Bullet Points on Key Rulings of Court

● This is the first Chancery decision that I personally recall which has specifically relied on the relatively new standard announced by the United States Supreme Court in the Twombly case, as the Delaware standard applicable to motions to dismiss under Rule 12(b)(6). The federal standard announced in the Twombly decision requires that in order to avoid dismissal, a complaint must offer “sufficient facts to plausibly suggest that the plaintiff will ultimately be entitled to the relief she seeks.” See footnote 25 (citing Bell Atlantic Corp. v. Twombly, 550 U.S. 544, 555-56 (2007) and Desimone v. Barrows, 924 A.2d 908-29 (Del. Ch. 2007)). There was much discussion on the federal level whether or not that applied to all federal complaints in all areas of the law.

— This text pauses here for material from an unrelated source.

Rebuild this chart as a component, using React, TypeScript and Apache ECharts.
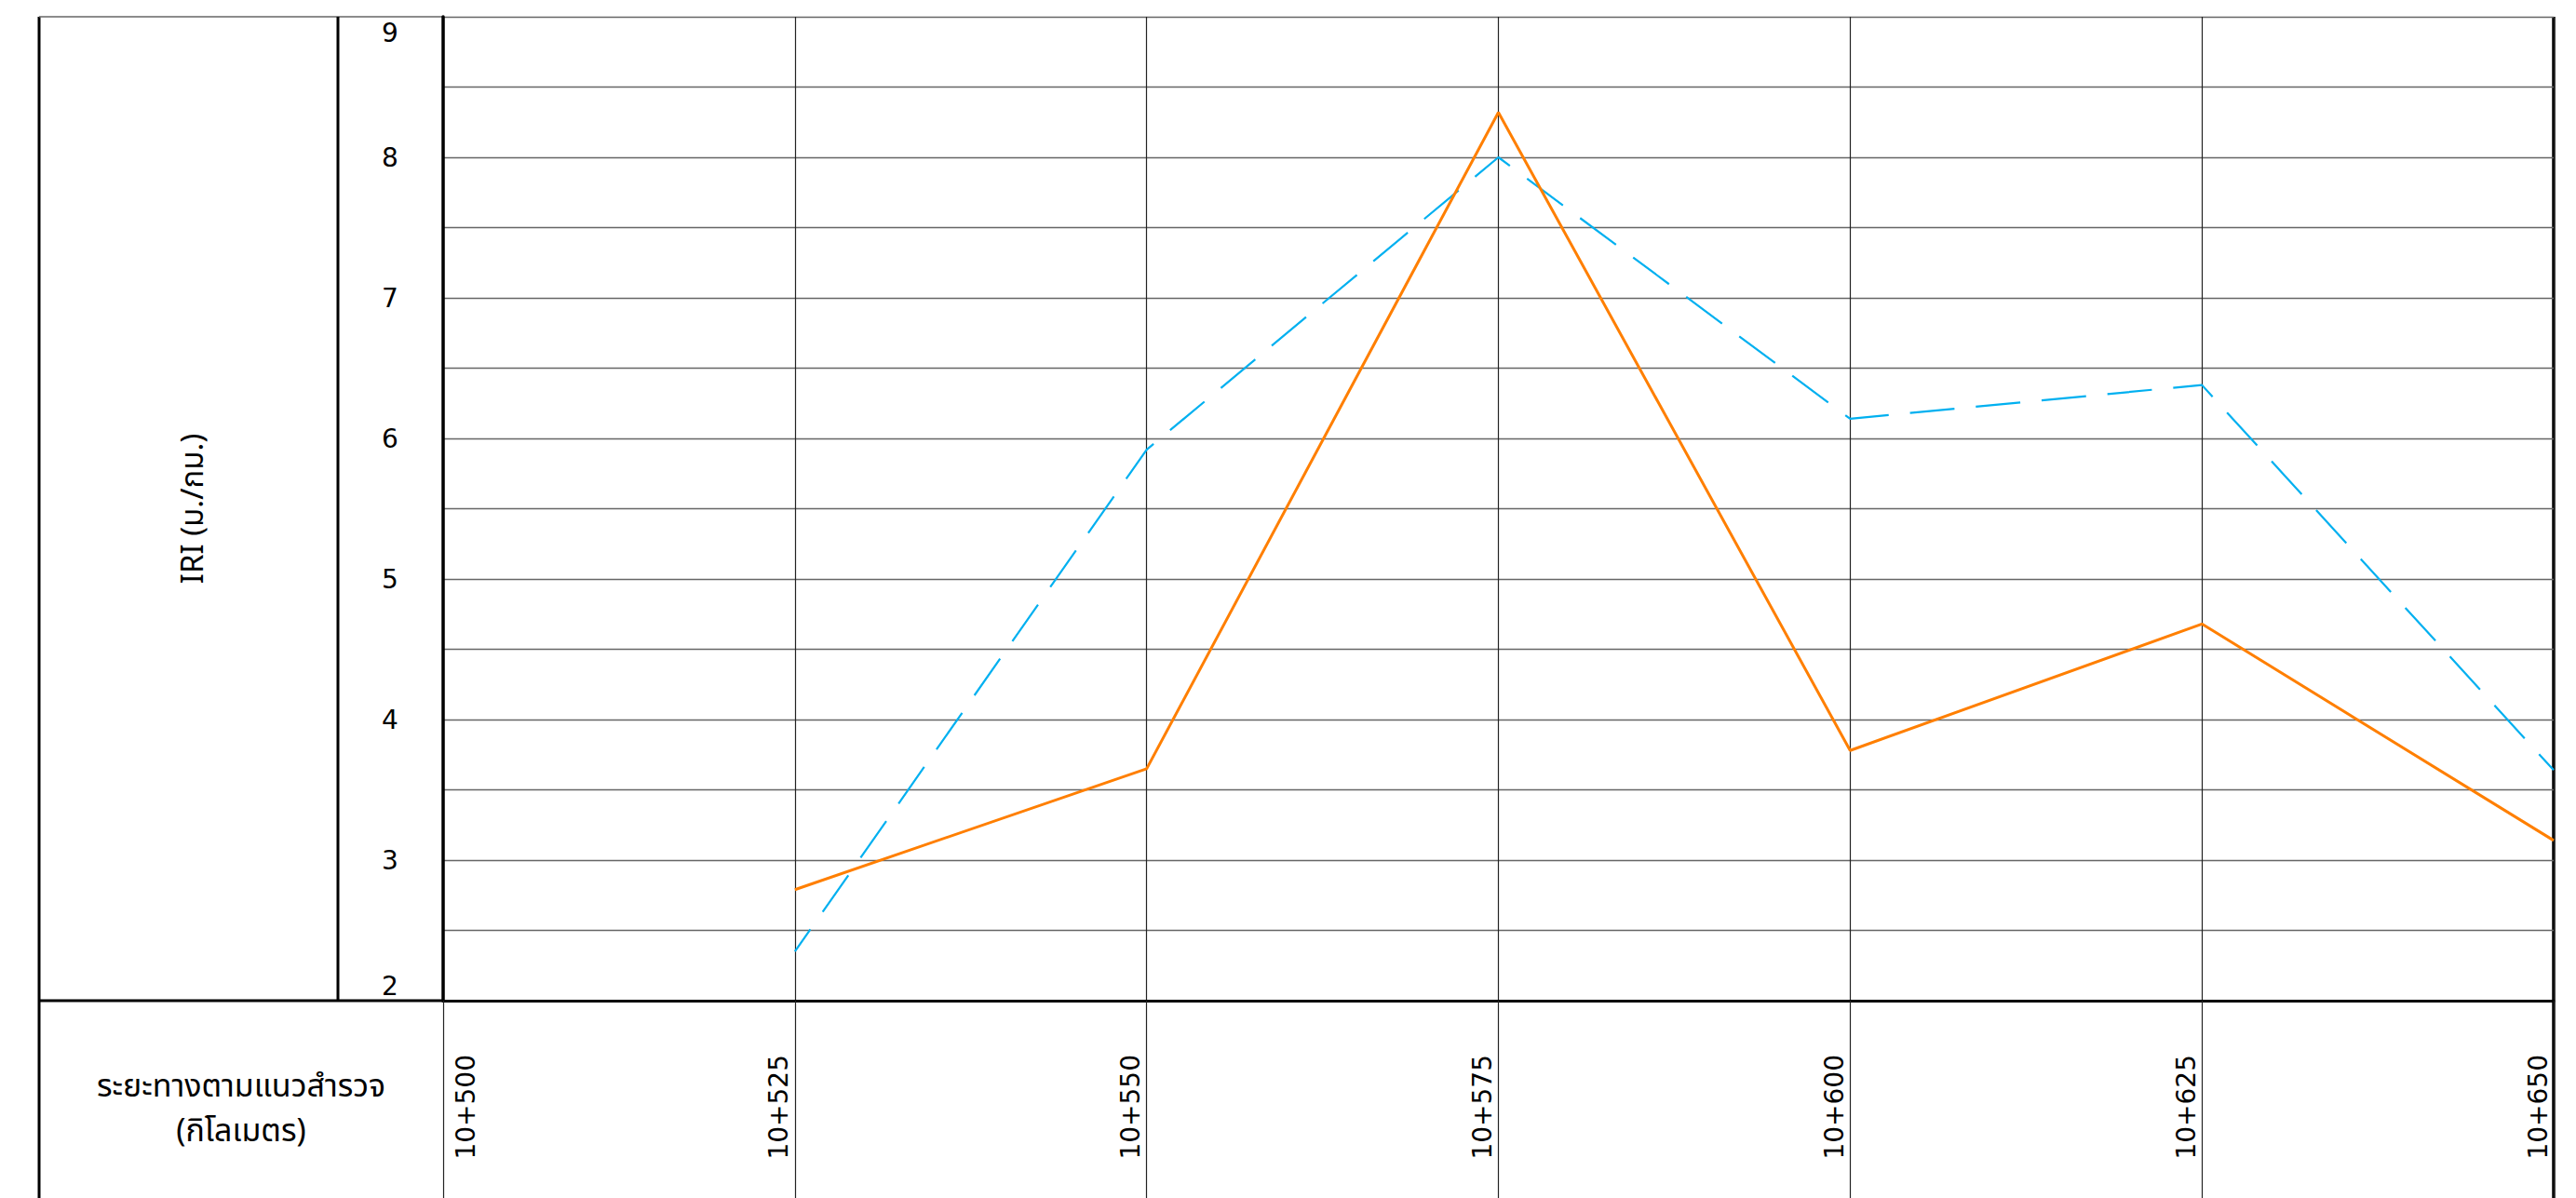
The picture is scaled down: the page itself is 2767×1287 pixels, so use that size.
import React, { useEffect, useRef } from 'react';
import * as echarts from 'echarts';

// ---- data ----
const categories = ['10+500', '10+525', '10+550', '10+575', '10+600', '10+625', '10+650'];
const seriesOrange: (number | null)[] = [null, 2.79, 3.65, 8.32, 3.78, 4.68, 3.14];
const seriesBlue: (number | null)[] = [null, 2.35, 5.92, 8.0, 6.14, 6.38, 3.64];
const yMin = 2;
const yMax = 9;
const yInterval = 1;
const yAxisTitle = 'IRI (ม./กม.)';
const xAxisTitleLines = ['ระยะทางตามแนวสำรวจ', '(กิโลเมตร)'];

const NUM_FONT = '"DejaVu Sans", "Noto Sans", sans-serif';
const THAI_FONT = '"Noto Sans Thai", "Noto Sans Thai UI", "Loma", "Garuda", "Norasi", "Noto Sans", sans-serif';

export default function App() {
  const ref = useRef<HTMLDivElement>(null);

  useEffect(() => {
    if (!ref.current) return;
    const chart = echarts.init(ref.current, null, { renderer: 'svg' });
    const W = 2767;
    const H = 1287;
    const gl = 476;
    const gt = 18;
    const gr = 2743;
    const gb = 1075;
    const outerL = 42;
    const divX = 363;
    const titleX = (outerL + gl) / 2 - 0;

    const option: any = {
      animation: false,
      backgroundColor: '#ffffff',
      grid: { left: gl, top: gt, right: W - gr, bottom: H - gb, show: false },
      xAxis: {
        type: 'category',
        data: categories,
        boundaryGap: false,
        axisLine: { show: true, lineStyle: { color: '#000', width: 3 } },
        axisTick: { show: true, alignWithLabel: true, length: H - gb, lineStyle: { color: '#222', width: 1.2 } },
        splitLine: { show: true, lineStyle: { color: '#222', width: 1.2 } },
        axisLabel: {
          interval: 0,
          rotate: 90,
          margin: 58,
          color: '#000',
          fontSize: 28,
          fontFamily: NUM_FONT,
          formatter: (v: string, i: number) => (i === 0 ? `{f|${v}}` : `{a|${v}}`),
          rich: {
            f: { fontSize: 28, fontFamily: NUM_FONT, color: '#000', padding: [48, 0, 0, 0] },
            a: { fontSize: 28, fontFamily: NUM_FONT, color: '#000', padding: [0, 0, 34, 0] },
          },
        },
      },
      yAxis: {
        type: 'value',
        min: yMin,
        max: yMax,
        interval: yInterval,
        name: yAxisTitle,
        nameLocation: 'middle',
        nameRotate: 90,
        nameGap: 252,
        nameTextStyle: { color: '#000', fontSize: 33, fontFamily: THAI_FONT },
        axisLine: { show: true, lineStyle: { color: '#000', width: 3.5 } },
        axisTick: { show: false },
        splitLine: { show: true, lineStyle: { color: '#666', width: 1.3 } },
        minorTick: { show: false, splitNumber: 2 },
        minorSplitLine: { show: true, lineStyle: { color: '#666', width: 1.3 } },
        axisLabel: {
          margin: 57,
          align: 'center',
          color: '#000',
          fontSize: 28,
          fontFamily: NUM_FONT,
          formatter: (v: number) => (v === yMax ? `{t|${v}}` : v === yMin ? `{b|${v}}` : `{m|${v}}`),
          rich: {
            t: { fontSize: 28, fontFamily: NUM_FONT, color: '#000', padding: [34, 0, 0, 0] },
            b: { fontSize: 28, fontFamily: NUM_FONT, color: '#000', padding: [0, 0, 32, 0] },
            m: { fontSize: 28, fontFamily: NUM_FONT, color: '#000' },
          },
        },
      },
      series: [
        {
          name: 'blue',
          type: 'line',
          data: seriesBlue,
          symbol: 'none',
          showSymbol: false,
          connectNulls: false,
          lineStyle: { color: '#00B0F0', width: 2.2, type: [48, 23], dashOffset: 19 },
          z: 3,
        },
        {
          name: 'orange',
          type: 'line',
          data: seriesOrange,
          symbol: 'none',
          showSymbol: false,
          connectNulls: false,
          lineStyle: { color: '#FF7F00', width: 3 },
          z: 4,
        },
      ],
      graphic: [
        { type: 'line', silent: true, shape: { x1: outerL, y1: gt, x2: outerL, y2: H }, style: { stroke: '#000', lineWidth: 3 } },
        { type: 'line', silent: true, shape: { x1: outerL, y1: gt, x2: gl, y2: gt }, style: { stroke: '#666', lineWidth: 1.5 } },
        { type: 'line', silent: true, shape: { x1: divX, y1: gt, x2: divX, y2: gb }, style: { stroke: '#000', lineWidth: 3 } },
        { type: 'line', silent: true, shape: { x1: outerL, y1: gb, x2: gl, y2: gb }, style: { stroke: '#000', lineWidth: 3 } },
        { type: 'line', silent: true, shape: { x1: gr, y1: gt, x2: gr, y2: H }, style: { stroke: '#000', lineWidth: 3.5 } },
        {
          type: 'text',
          silent: true,
          x: titleX,
          y: 1167,
          style: {
            text: xAxisTitleLines[0],
            fill: '#000',
            fontSize: 34,
            fontFamily: THAI_FONT,
            align: 'center',
            verticalAlign: 'middle',
          },
        },
        {
          type: 'text',
          silent: true,
          x: titleX,
          y: 1215,
          style: {
            text: xAxisTitleLines[1],
            fill: '#000',
            fontSize: 34,
            fontFamily: THAI_FONT,
            align: 'center',
            verticalAlign: 'middle',
          },
        },
      ],
    };

    chart.setOption(option);
    return () => chart.dispose();
  }, []);

  return (
    <div
      ref={ref}
      style={{ position: 'fixed', left: 0, top: 0, width: 2767, height: 1287, background: '#fff' }}
    />
  );
}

Though the Delaware rules of civil procedure are based on the federal rules, it has not yet been conclusively determined by the Delaware Supreme Court whether that federal standard will apply in all Delaware cases. In my reference above I carefully chose the words: "relied on", as opposed to merely "citing" the Twombly case.  I know that other Chancery cases have cited to Twombly. The federal standard is different than the more lenient and well-known "pre-Twombly" standard which provided that a motion to dismiss will not be granted unless there is no set of facts on which the plaintiff could prevail. The author of this opinion also cited to Twombly a few days later in an opinion available here. Although the Chancery decision in Desimone, supra, cited Twombly, there is no clear, controlling authority that definitely resolves the issue of whether Twombly represents the standard that will be used in Delaware on all Rule 12(b)(6) motions in all cases, as opposed to the "pre-Twombly" standard. Desimone was highlighted here on this blog. Compare, LeCrenier v. Central Oil Asphalt Corp., here at n. 33, a Chancery opinion issued on the same day as the instant opinion, but by a different vice chancellor, appearing to rely on the pre-Twombly standard. To paraphrase a popular media outlet: "We report, you decide".

● The Court also discusses the criteria by which it may consider the facts beyond the complaint; and that if a motion to dismiss is treated as a motion for summary judgment under Rule 56 then the Court must give the parties a reasonable opportunity to take discovery and to present material relevant to the summary judgment motion. See footnotes 29 and 32.

● A helpful discussion is provided for the claim based on the implied covenant of good faith and fair dealing, with an analysis of why the motion to dismiss that count alone was granted. The opinion includes an excellent summary of Delaware law on this important but amorphous and elusive concept. See page 26.

● The Court noted the instant case was similar in many respects to the Chancery decision in AQSR India Private, Ltd. v. Bureau Veritas Holdings, Inc., 2009 WL 1707910 (Del. Ch. June 16, 2009) (which was summarized on this blog here).

● The opinion explains the elements for common law fraud and equitable fraud, as well as the rule that detailed averments of fraud must be included with particularity as required by Court of Chancery Rule 9(b). See pages 31 and 32. The Court also explains why it rejected an argument under Rule 12(e) which sought a more definite statement of the claim.

● The Court explains the prohibition in Delaware law that prevents a party from “bootstrapping” a claim of breach of contract into a claim of fraud merely by alleging that a contracting party never intended to perform its obligations. See page 39. In this case, the Court reasoned that the complaint alleged sufficient facts which allowed the Court to infer that Onstream repeatedly lied to Narrowstep at many stages in the process in order to strip Narrowstep of its valuable assets with no intention of closing the merger. This is different than the unallowed attempt to simply add the words “fraudulently induced” to a complaint alleging that the defendant never intended to comply with an agreement when the parties entered into it. However, the facts of this case cannot fit into the category of a simple allegation that failure to comply with a contract equates with failure to disclose an intention to take actions inconsistent with that contract. That is, the agreement is not the source of the fraud claim but rather an instrument by which Onstream perpetrated its fraud and its broader scheme to loot Narrowstep.

● The last part of the opinion explains the elements of an unjust enrichment claim and why that claim was allowed to proceed.